I was hit with a cooking mood last week. I had recently stumbled across a recipe for graham crackers from Smitten Kitchen. Since I’ve wanted to try making graham crackers from scratch for quite some time, I decided to give it a try.

In case you decide to try the recipe, I did make a few changes to make these fit with what I had on hand already. I used 100% whole wheat flour rather than white flour. To me, part of the draw of graham crackers is the hearty whole wheat taste, plus it is just a whole lot better for you. By the way, if you haven’t been a fan of whole wheat flour I would suggest making sure you buy good quality.

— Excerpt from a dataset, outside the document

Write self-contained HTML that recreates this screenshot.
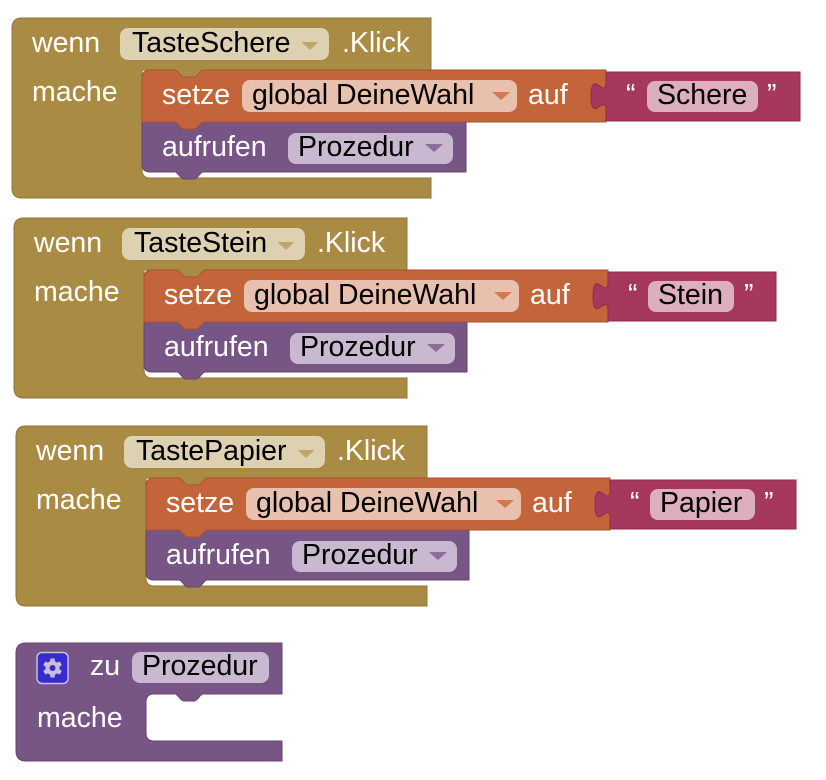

I ran out of my huge bag of Azure whole wheat organic unifine flour and thought I could replace it for a few days with stuff bought from Walmart. The amazing difference in the fineness of the grind makes a huge difference. The flour from Walmart seems heavy and coarse after using the finer ground flour. Thankfully I have a new bag of Azure flour in my freezer now.

The brown sugar I have on hand is light brown muscovado sugar, so that is what I used. I was able to use my chilled butter without actually freezing it. I don’t have a food processor so when I mix butter into flour I do it by hand, and when I say hand, I actually mean “by hand.” It seemed to work fine for this recipe. If you have a machine to help you with this, by all means use it.

I used our local honey from the Farmers Market and our full fat raw cow’s milk. I didn’t do the cinnamon sugar topping, mostly because I forgot. But they didn’t really need that.

Besides being a little time consuming, they were pretty easy to do. The trickiest part for me was figuring out how long to cook them for. I’m not used to my new oven yet, and it seems to be a bit on the hot side. The first batch came out delicious, but not as crunchy as a graham cracker usually is. The second batch ended up getting a bit scorched on the bottom, but having a delicious crunch. There was one pan that ended up perfect, but I’d have to do some playing around with it and lots of checking to repeat the results. Either way, they were delicious and very hard to stop eating.